If you come during the right season, you can participate in many annual events, such as the Monmouth Festival in July or the Wye Valley River Festival in May. The nearby city of Caldicot provides plenty of great lodging options. Choose from luxurious places such as Llansantffraed Court Hotel or Llanwenarth Hotel & Riverside Restaurant. If you’re looking for more affordable options, try the Premier Inn Abergavenny or Raglan Lodge. Campers can pitch a tent or park their RV at locations such as Pont Kemys Caravan & Camping Park or Blossom Touring Park.
Fill your schedule with other activities found in the neighboring city of Caldicot. You can go stargazing at Black Rock Picnic Site and other locations, go hiking along the Wales Coast Path, go canoeing along the River Wye, play a round of golf at Monmouth Golf Club, or go paragliding with Axis Paragliding and Paramotoring.
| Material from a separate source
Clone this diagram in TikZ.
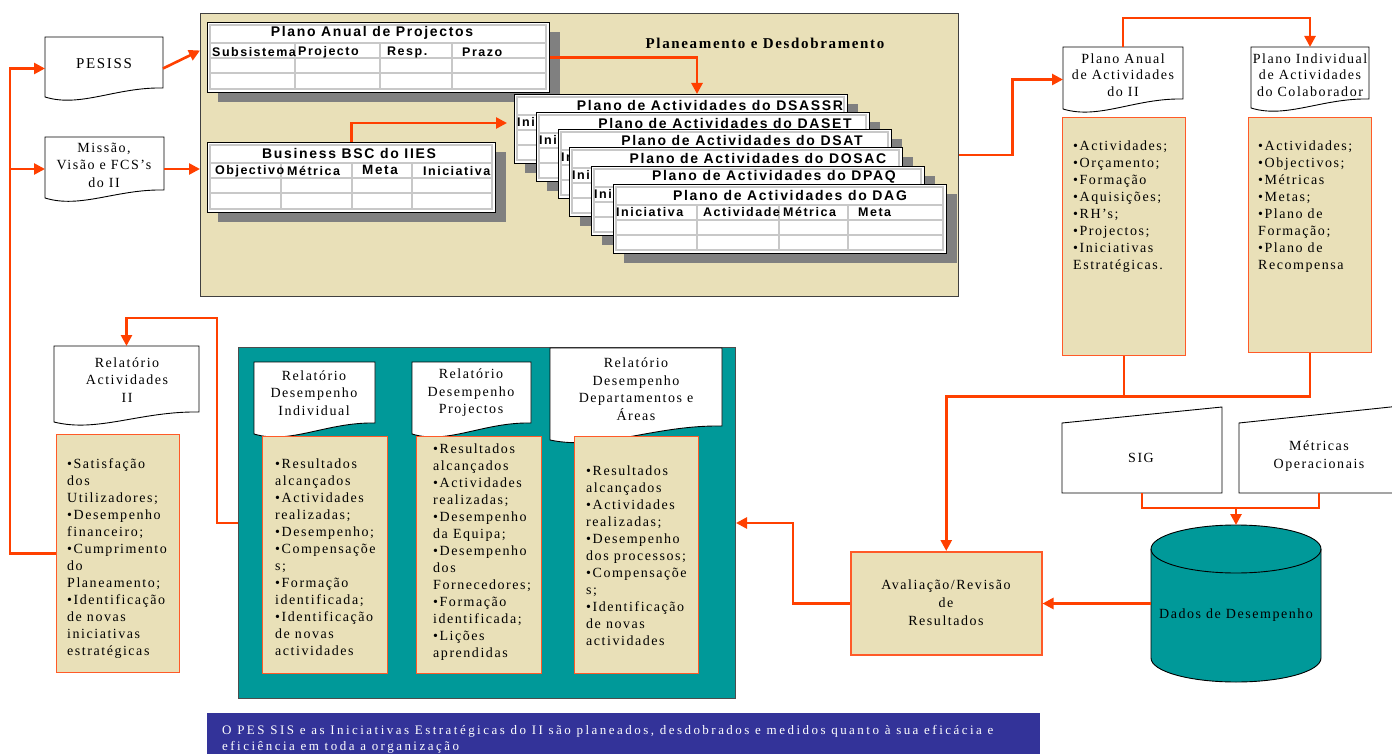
\documentclass[tikz,border=0pt]{standalone}
\usepackage{fontspec}
\setmainfont{Liberation Serif}
\newfontfamily\serifsp{Liberation Serif}[LetterSpace=11]
\newfontfamily\bannerfont{Liberation Serif}[LetterSpace=19]
\newfontfamily\sanssp{Liberation Sans}[LetterSpace=12]
\usetikzlibrary{arrows.meta,calc}
\definecolor{paper}{HTML}{E9E0B8}
\definecolor{linkred}{HTML}{FF4000}
\definecolor{boxline}{HTML}{FF5A28}
\definecolor{tealfill}{HTML}{009999}
\definecolor{bannerblue}{HTML}{333399}
\definecolor{shadowgray}{HTML}{808080}
\definecolor{gridgray}{HTML}{C8C8C8}
\definecolor{planborder}{HTML}{404040}

\tikzset{
  wire/.style={draw=linkred, line width=2.6pt},
  arrowwire/.style={wire, -{Triangle[length=11pt,width=11pt]}},
  docshape/.style={draw=black, fill=white, line width=0.9pt},
  doctext/.style={font=\serifsp\fontsize{14}{17.5}\selectfont, align=center, inner sep=0pt},
  hook/.style={inner sep=0pt, outer sep=0pt, draw=none},
  listbox/.style={draw=boxline, fill=paper, line width=1.2pt, inner sep=0pt, anchor=north west},
  listtext/.style={font=\serifsp\fontsize{14}{17}\selectfont, align=left, anchor=north west, inner sep=0pt},
  tabframe/.style={draw=black, fill=white, line width=1pt, inner sep=0pt, anchor=north west},
  gridline/.style={draw=gridgray, line width=1.6pt},
  tabtitle/.style={font=\sanssp\bfseries\fontsize{14}{16}\selectfont, inner sep=0pt},
  tabhead/.style={font=\sanssp\bfseries\fontsize{12.5}{14}\selectfont, inner sep=0pt, anchor=west},
}

% document symbol: white sheet with a wavy lower edge, plus a named frame
\newcommand\docframe[6]{%
  \path[docshape] (#2,#3) -- (#4,#3) -- (#4,#6)
    .. controls ({#2+0.6*(#4-#2)},{#6-1}) and ({#2+0.3*(#4-#2)},{#5+11}) .. (#2,#5) -- cycle;
  \node[hook, anchor=north west, minimum width={#4-#2}, minimum height={#5+3-#3}] (#1) at (#2,#3) {};
}

% table card with drop shadow, inner frame, row and column rules
\newcommand\gridtable[8]{%
  \fill[shadowgray] ({#2+11},{#3+10}) rectangle ({#4+11},{#5+10});
  \node[tabframe, minimum width={#4-#2}, minimum height={#5-#3}] (#1) at (#2,#3) {};
  \draw[gridline] ({#2+3},{#3+3}) rectangle ({#4-3},{#5-3});
  \draw[gridline] ({#2+3},{#3+21}) -- ({#4-3},{#3+21})
    ({#2+3},{#3+36}) -- ({#4-3},{#3+36})
    ({#2+3},{#3+51}) -- ({#4-3},{#3+51})
    (#6,{#3+21}) -- (#6,{#5-3})
    (#7,{#3+21}) -- (#7,{#5-3})
    (#8,{#3+21}) -- (#8,{#5-3});
}

\begin{document}
\begin{tikzpicture}[x=1pt,y=-1pt]
\useasboundingbox (0,0) rectangle (1392,754);

% ---------- planning panel ----------
\node[draw=planborder, fill=paper, line width=1.2pt, inner sep=0pt, anchor=north west,
      minimum width=758, minimum height=283] (plan) at (200,13) {};
\node[font=\serifsp\bfseries\fontsize{15}{18}\selectfont, inner sep=0pt] (plantitle) at (765,43) {Planeamento e Desdobramento};

\gridtable{ppa}{207}{22}{549}{92}{295}{380}{452}
\node[tabtitle] (ppatitle) at (372,33) {Plano Anual de Projectos};
\node[tabhead] (ppah1) at (212,52) {Subsistema};
\node[tabhead] (ppah2) at (298,52) {Projecto};
\node[tabhead] (ppah3) at (387,52) {Resp.};
\node[tabhead] (ppah4) at (462,52) {Prazo};

\gridtable{bsc}{207}{142}{495}{212}{281}{352}{412}
\node[tabtitle] (bsctitle) at (349,153) {Business BSC do IIES};
\node[tabhead] (bsch1) at (215,171) {Objectivo};
\node[tabhead] (bsch2) at (287,171) {Métrica};
\node[tabhead, font=\sanssp\bfseries\fontsize{13.5}{15}\selectfont] (bsch3) at (362,170) {Meta};
\node[tabhead] (bsch4) at (423,171) {Iniciativa};

% stacked department plans: each one hides all but the first letters of the one behind
\foreach \nm/\xa/\ya/\cx/\dep/\nx in {t1/514/94/710/DSASSR/536, t2/536/112/725/DASET/558,
    t3/558/129/742/DSAT/569, t4/569/147/758/DOSAC/591, t5/591/166/774/DPAQ/613}{
  \gridtable{\nm}{\xa}{\ya}{\xa+333}{\ya+69}{\xa+84}{\xa+166}{\xa+235}
  \node[tabtitle] (\nm-title) at (\cx,\ya+11) {Plano de Actividades do \dep};
  \begin{scope}
    \clip (\xa,\ya) rectangle (\nx,\ya+69);
    \node[tabhead] (\nm-h1) at (\xa+3,\ya+28) {Iniciativa};
  \end{scope}
}
\gridtable{t6}{613}{184}{946}{253}{697}{779}{848}
\node[tabtitle] (t6-title) at (790,195) {Plano de Actividades do DAG};
\node[tabhead] (t6-h1) at (616,212) {Iniciativa};
\node[tabhead] (t6-h2) at (703,212) {Actividade};
\node[tabhead] (t6-h3) at (783,212) {Métrica};
\node[tabhead] (t6-h4) at (858,212) {Meta};

\draw[arrowwire] (ppa.east) -| ([xshift=16pt]t1.north);
\draw[arrowwire, shorten >=7pt] (bsc.north) |- ([yshift=6pt]t1.west);

% ---------- left column ----------
\docframe{pesiss}{45}{37}{163}{97}{88}
\node[doctext, font=\serifsp\fontsize{15}{18}\selectfont] (pesisslabel) at (104,64) {PESISS};
\docframe{missao}{45}{137}{164}{198}{190}
\node[doctext] (missaolabel) at (104,165) {Missão,\\Visão e FCS’s\\do II};

\draw[arrowwire] (pesiss.east) -- ([shift={(-7pt,7pt)}]ppa.west);
\draw[arrowwire] (missao.east) -- (missao.east -| plan.west);

\docframe{relII}{54}{346}{199}{422}{412}
\node[doctext] (relIIlabel) at (127,380) {Relatório\\Actividades\\II};
\node[listbox, minimum width=123, minimum height=238] (relbox) at (56,434) {};
\node[listtext] (relboxtext) at (67,458) {•Satisfação\\dos\\Utilizadores;\\•Desempenho\\financeiro;\\•Cumprimento\\do\\Planeamento;\\•Identificação\\de novas\\iniciativas\\estratégicas};

\draw[arrowwire] (relbox.west) -| ([xshift=-35pt]pesiss.west) -- (pesiss.west);
\draw[arrowwire] ([xshift=-35pt]missao.west) -- (missao.west);

% ---------- report panel ----------
\node[draw=black!70, fill=tealfill, line width=1pt, inner sep=0pt, anchor=north west,
      minimum width=497, minimum height=351] (teal) at (238,347) {};

\docframe{rdi}{254}{362}{375}{434}{423}
\node[doctext] (rdilabel) at (314,393) {Relatório\\Desempenho\\Individual};
\node[listbox, minimum width=125, minimum height=237] (rb1) at (262,436) {};
\node[listtext] (rb1text) at (275,459) {•Resultados\\alcançados\\•Actividades\\realizadas;\\•Desempenho;\\•Compensaçõe\\s;\\•Formação\\identificada;\\•Identificação\\de novas\\actividades};

\docframe{rdp}{412}{362}{531}{434}{423}
\node[doctext] (rdplabel) at (471,393) {Relatório\\Desempenho\\Projectos};
\node[listbox, minimum width=125, minimum height=237] (rb2) at (416,436) {};
\node[listtext] (rb2text) at (433,444) {•Resultados\\alcançados\\•Actividades\\realizadas;\\•Desempenho\\da Equipa;\\•Desempenho\\dos\\Fornecedores;\\•Formação\\identificada;\\•Lições\\aprendidas};

\docframe{rdd}{550}{348}{722}{440}{426}
\node[doctext] (rddlabel) at (636,389) {Relatório\\Desempenho\\Departamentos e\\Áreas};
\node[listbox, minimum width=124, minimum height=237] (rb3) at (574,436) {};
\node[listtext] (rb3text) at (586,466) {•Resultados\\alcançados\\•Actividades\\realizadas;\\•Desempenho\\dos processos;\\•Compensaçõe\\s;\\•Identificação\\de novas\\actividades};

\draw[arrowwire] (teal.west) -- ++(-21,0) |- ([yshift=28pt]relII.north) -- (relII.north);

% ---------- right column ----------
\docframe{paa}{1063}{47}{1183}{109}{99}
\node[doctext, font=\serifsp\fontsize{14}{16.5}\selectfont] (paalabel) at (1123,75) {Plano Anual\\de Actividades\\do II};
\docframe{pia}{1251}{47}{1369}{108}{99}
\node[doctext, font=\serifsp\fontsize{14}{16.5}\selectfont] (pialabel) at (1310,75) {Plano Individual\\de Actividades\\do Colaborador};

\node[listbox, minimum width=123, minimum height=238] (box1) at (1062,117) {};
\node[listtext] (box1text) at (1073,141) {•Actividades;\\•Orçamento;\\•Formação\\•Aquisições;\\•RH’s;\\•Projectos;\\•Iniciativas\\Estratégicas.};
\node[listbox, minimum width=123, minimum height=235] (box2) at (1248,117) {};
\node[listtext] (box2text) at (1258,141) {•Actividades;\\•Objectivos;\\•Métricas\\•Metas;\\•Plano de\\Formação;\\•Plano de\\Recompensa};

\draw[arrowwire] (plan.east) -- ++(53,0) |- (paa.west);
\draw[arrowwire] (paa.north) -- ++(0,-29) -| (pia.north);

% evaluation
\node[listbox, line width=1.5pt, minimum width=191, minimum height=103] (aval) at (850,551) {};
\node[doctext, font=\serifsp\fontsize{14}{18}\selectfont] (avallabel) at (946,603) {Avaliação/Revisão\\de\\Resultados};

\draw[wire] (box1.south) -- ([yshift=-40pt]box1.south);
\draw[arrowwire] (box2.south) |- ([yshift=-40pt]box1.south) -| (aval.north);

% data sources
\path[docshape] (1062,423) -- (1222,407) -- (1222,493) -- (1062,493) -- cycle;
\node[hook, anchor=north west, minimum width=160, minimum height=86] (sig) at (1062,407) {};
\node[doctext] (siglabel) at (1141,458) {SIG};
\path[docshape] (1239,423) -- (1400,406) -- (1400,493) -- (1239,493) -- cycle;
\node[hook, anchor=north west, minimum width=160, minimum height=87] (met) at (1239,406) {};
\node[doctext] (metlabel) at (1319,456) {Métricas\\Operacionais};

% data store
\path[draw=black, fill=tealfill, line width=0.9pt]
  (1151,549) -- (1151,658)
  .. controls (1151,671.3) and (1189.1,682) .. (1236,682)
  .. controls (1282.9,682) and (1321,671.3) .. (1321,658)
  -- (1321,549)
  .. controls (1321,535.7) and (1282.9,525) .. (1236,525)
  .. controls (1189.1,525) and (1151,535.7) .. (1151,549) -- cycle;
\draw[black, line width=0.9pt] (1151,549)
  .. controls (1151,562.3) and (1189.1,573) .. (1236,573)
  .. controls (1282.9,573) and (1321,562.3) .. (1321,549);
\node[hook, anchor=north west, minimum width=170, minimum height=157] (dados) at (1151,525) {};
\node[doctext] (dadoslabel) at (1236,615) {Dados de Desempenho};

\draw[wire] (sig.south) -- ([yshift=-15pt]sig.south) -| (met.south);
\draw[arrowwire] ([yshift=17pt]dados.north) -- (dados.north);
\draw[arrowwire] (dados.west) -- (dados.west -| aval.east);
\draw[arrowwire] (aval.west) -- ++(-57,0) |- (teal.east);

% ---------- caption band ----------
\node[fill=bannerblue, inner sep=0pt, anchor=north west, minimum width=833, minimum height=45] (banner) at (207,713) {};
\node[font=\bannerfont\fontsize{13}{16}\selectfont, text=white, align=left, anchor=north west, inner sep=0pt] (bannertext) at (222,725)
  {O PES SIS e as Iniciativas Estratégicas do II são planeados, desdobrados e medidos quanto à sua eficácia e\\eficiência em toda a organização};
\end{tikzpicture}
\end{document}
Head to the heart of the city and drop by the Usk Farmers’ Market, or take a swim at Caldicot Leisure Centre. Be sure to tour the Nelson Museum & Local History Centre and get a bite to eat at the Wye Valley Hotel Pub and Restaurant. You can also see great landmarks, such as St. Mary’s Church or Caldicot Castle.
The Wadden Islands, Netherlands
As a country with an abundant coastline, the Netherlands has plenty of spots to fish. Large fish are abundant, including European sea bass, zander, pike, carp and perch. A lovely spot to fish with a net, especially a seine net, is the Wadden Islands in the north part of the country. In particular, the islands of Texel, Vlieland, Terschelling, Ameland and Schiermonnikoog are popular fishing destinations. In the summer and fall, you can catch sea bass from shore with a seine net.
You can plan to stay at Hotel Texel, where you can enjoy the hotel spa’s famous “wool bath.” Or, try Sea Lodges Ameland, which features modern seaside rooms. For a more rustic adventure, get an insulated and fully furnished yurt at Texel Yurt, or pitch a tent among the flowering fruit trees and vegetable gardens at Eco-camping Lauwersoog.
While you are there, take a stroll along the mudflats during low tide, when you can enjoy nature while walking to the other islands. This is a strenuous walk, as you will sink in spots and part will be partially underwater, but it is a popular pastime for visitors to the Wadden Islands. For even more adventure, go parachute jumping above Texel or take an airplane tour. Animal lovers will be able to see and interact with seals and birds at the Ecomare zoo and sanctuary.
Near Apeldoorn, the largest city in the area, you will find the former royal palace Het Loo, famed for its beautiful gardens, impressive stables with carriages and classic automobiles, and a unique collection of historic items. Culture lovers will want to visit the Kröller-Müller Museum, which houses a large collection of Van Gogh’s paintings.